┌─ DATA
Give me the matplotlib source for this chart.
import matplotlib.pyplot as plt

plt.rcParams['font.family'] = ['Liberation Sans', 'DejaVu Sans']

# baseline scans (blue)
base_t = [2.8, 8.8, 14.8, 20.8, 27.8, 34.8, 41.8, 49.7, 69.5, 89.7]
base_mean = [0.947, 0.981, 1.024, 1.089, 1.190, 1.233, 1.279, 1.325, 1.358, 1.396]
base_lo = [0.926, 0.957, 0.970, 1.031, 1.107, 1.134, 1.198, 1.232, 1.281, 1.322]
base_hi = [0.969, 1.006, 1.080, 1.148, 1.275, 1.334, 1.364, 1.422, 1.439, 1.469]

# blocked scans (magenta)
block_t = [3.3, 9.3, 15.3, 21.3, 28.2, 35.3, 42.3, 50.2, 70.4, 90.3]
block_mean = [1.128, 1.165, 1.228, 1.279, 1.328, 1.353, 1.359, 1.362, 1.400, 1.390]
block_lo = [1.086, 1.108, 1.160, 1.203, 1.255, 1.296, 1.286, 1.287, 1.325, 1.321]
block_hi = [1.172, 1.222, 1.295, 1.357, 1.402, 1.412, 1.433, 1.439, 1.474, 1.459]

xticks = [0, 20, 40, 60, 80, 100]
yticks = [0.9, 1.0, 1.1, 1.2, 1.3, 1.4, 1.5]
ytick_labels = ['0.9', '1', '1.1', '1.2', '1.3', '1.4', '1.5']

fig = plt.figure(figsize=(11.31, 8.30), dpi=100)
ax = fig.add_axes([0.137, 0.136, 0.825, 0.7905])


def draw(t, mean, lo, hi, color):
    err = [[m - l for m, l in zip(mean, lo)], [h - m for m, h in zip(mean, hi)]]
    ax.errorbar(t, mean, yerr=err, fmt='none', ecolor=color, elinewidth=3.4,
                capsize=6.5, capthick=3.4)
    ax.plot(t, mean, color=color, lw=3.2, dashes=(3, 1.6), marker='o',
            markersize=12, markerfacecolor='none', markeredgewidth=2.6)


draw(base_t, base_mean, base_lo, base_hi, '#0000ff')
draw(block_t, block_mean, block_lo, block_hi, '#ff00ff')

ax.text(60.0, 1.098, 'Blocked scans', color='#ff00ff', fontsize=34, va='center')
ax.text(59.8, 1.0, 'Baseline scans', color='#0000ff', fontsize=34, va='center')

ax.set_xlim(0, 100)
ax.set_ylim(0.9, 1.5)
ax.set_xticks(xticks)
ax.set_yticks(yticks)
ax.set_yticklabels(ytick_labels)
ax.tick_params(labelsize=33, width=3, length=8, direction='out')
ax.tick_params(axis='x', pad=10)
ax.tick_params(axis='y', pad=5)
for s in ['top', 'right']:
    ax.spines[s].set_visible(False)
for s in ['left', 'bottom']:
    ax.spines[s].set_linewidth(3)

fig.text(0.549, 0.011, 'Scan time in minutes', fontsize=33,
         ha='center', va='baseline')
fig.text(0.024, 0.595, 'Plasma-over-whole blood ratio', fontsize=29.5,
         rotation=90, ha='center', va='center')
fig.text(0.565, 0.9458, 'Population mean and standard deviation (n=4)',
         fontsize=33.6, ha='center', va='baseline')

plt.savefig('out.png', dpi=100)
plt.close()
└─
WHAT TO WORK ON: Reproduce the full listing word for word.

RESULT FOR THIS TASK:
Give me the matplotlib source for this chart.
import matplotlib.pyplot as plt

plt.rcParams['font.family'] = ['Liberation Sans', 'DejaVu Sans']

# baseline scans (blue)
base_t = [2.8, 8.8, 14.8, 20.8, 27.8, 34.8, 41.8, 49.7, 69.5, 89.7]
base_mean = [0.947, 0.981, 1.024, 1.089, 1.190, 1.233, 1.279, 1.325, 1.358, 1.396]
base_lo = [0.926, 0.957, 0.970, 1.031, 1.107, 1.134, 1.198, 1.232, 1.281, 1.322]
base_hi = [0.969, 1.006, 1.080, 1.148, 1.275, 1.334, 1.364, 1.422, 1.439, 1.469]

# blocked scans (magenta)
block_t = [3.3, 9.3, 15.3, 21.3, 28.2, 35.3, 42.3, 50.2, 70.4, 90.3]
block_mean = [1.128, 1.165, 1.228, 1.279, 1.328, 1.353, 1.359, 1.362, 1.400, 1.390]
block_lo = [1.086, 1.108, 1.160, 1.203, 1.255, 1.296, 1.286, 1.287, 1.325, 1.321]
block_hi = [1.172, 1.222, 1.295, 1.357, 1.402, 1.412, 1.433, 1.439, 1.474, 1.459]

xticks = [0, 20, 40, 60, 80, 100]
yticks = [0.9, 1.0, 1.1, 1.2, 1.3, 1.4, 1.5]
ytick_labels = ['0.9', '1', '1.1', '1.2', '1.3', '1.4', '1.5']

fig = plt.figure(figsize=(11.31, 8.30), dpi=100)
ax = fig.add_axes([0.137, 0.136, 0.825, 0.7905])


def draw(t, mean, lo, hi, color):
    err = [[m - l for m, l in zip(mean, lo)], [h - m for m, h in zip(mean, hi)]]
    ax.errorbar(t, mean, yerr=err, fmt='none', ecolor=color, elinewidth=3.4,
                capsize=6.5, capthick=3.4)
    ax.plot(t, mean, color=color, lw=3.2, dashes=(3, 1.6), marker='o',
            markersize=12, markerfacecolor='none', markeredgewidth=2.6)


draw(base_t, base_mean, base_lo, base_hi, '#0000ff')
draw(block_t, block_mean, block_lo, block_hi, '#ff00ff')

ax.text(60.0, 1.098, 'Blocked scans', color='#ff00ff', fontsize=34, va='center')
ax.text(59.8, 1.0, 'Baseline scans', color='#0000ff', fontsize=34, va='center')

ax.set_xlim(0, 100)
ax.set_ylim(0.9, 1.5)
ax.set_xticks(xticks)
ax.set_yticks(yticks)
ax.set_yticklabels(ytick_labels)
ax.tick_params(labelsize=33, width=3, length=8, direction='out')
ax.tick_params(axis='x', pad=10)
ax.tick_params(axis='y', pad=5)
for s in ['top', 'right']:
    ax.spines[s].set_visible(False)
for s in ['left', 'bottom']:
    ax.spines[s].set_linewidth(3)

fig.text(0.549, 0.011, 'Scan time in minutes', fontsize=33,
         ha='center', va='baseline')
fig.text(0.024, 0.595, 'Plasma-over-whole blood ratio', fontsize=29.5,
         rotation=90, ha='center', va='center')
fig.text(0.565, 0.9458, 'Population mean and standard deviation (n=4)',
         fontsize=33.6, ha='center', va='baseline')

plt.savefig('out.png', dpi=100)
plt.close()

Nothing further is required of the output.